The price increase of eggs at Easter this year – which can be considered normal – will remain moderate – says Zoltán Fórián, agricultural expert at Erste. According to data from the Institute of Agricultural Economics, in the 13th week of this year, caged eggs were only 3 percent more expensive in stores than a year earlier, but in a two-year comparison the price increase is very large, 52 percent.

According to the forecast of Erste‘s agricultural workshop, the slow rise in egg prices will remain with us in the years ahead. Zoltán Fórián expects that the difference between purchase and consumer prices will not increase further. According to the forecast, after last year’s average level of 90 forints, the price may only increase to 98 forints by 2028, while producer prices will increase similarly moderately: from last year’s average of 54 forints to 60 forints in the next three years.
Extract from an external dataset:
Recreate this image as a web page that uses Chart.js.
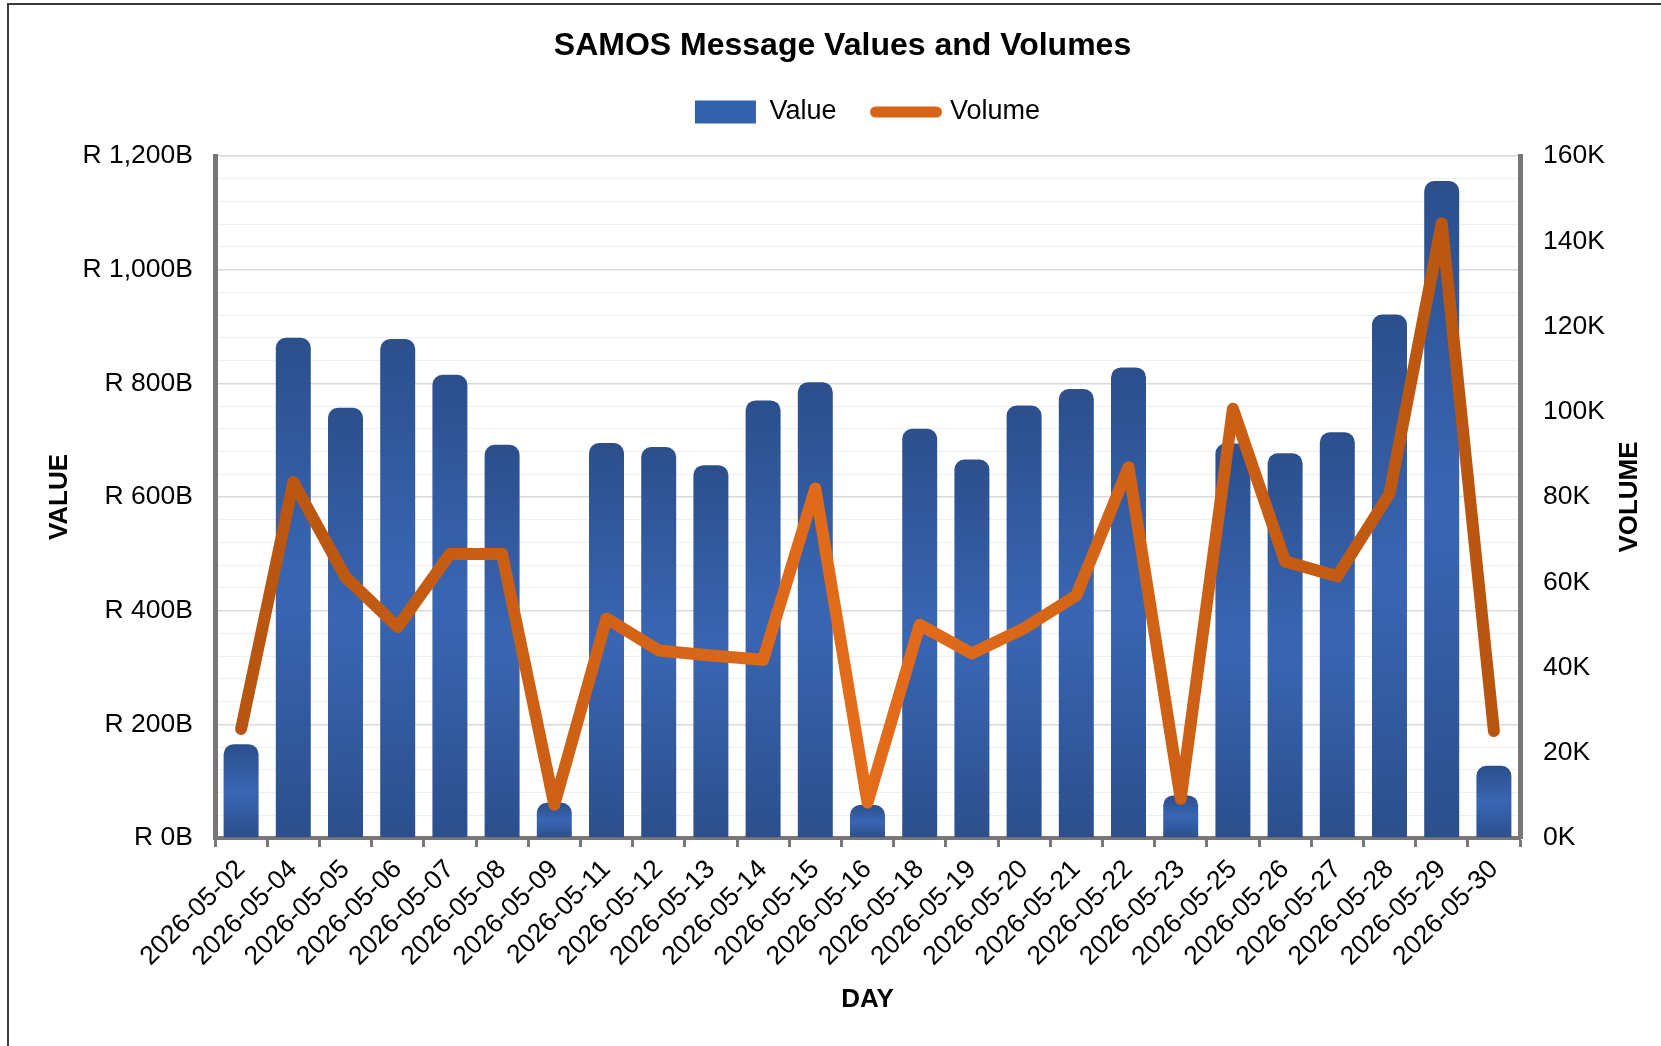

In Hungary, per capita egg consumption reaches 230-240 pieces per year – this exceeds the global average. More than 1.6 trillion eggs are produced worldwide each year, which is more than 10 kilograms per capita. Domestic self-sufficiency – including domestic production – is 80 percent. Production reached four million eggs per year in the mid-1970s, but declined rapidly after the change of regime, and has been around 2.4 billion since 2020. However, while the proportion of eggs from cage farming in the European Union is less than 40 percent, in Hungary it is still 75 percent. Although cage farming is also declining in Hungary, this is more due to EU regulations than consumer demand.

In the European Union, the problem is more the loss of self-sufficiency. Not only the loss of production due to last year’s bird flu epidemic, but the decline in cage farming and the accompanying reduction in capacity are also clearly visible in the increase in imports. EU egg imports jumped by more than 50 percent last year, with three-quarters of them coming from Ukraine.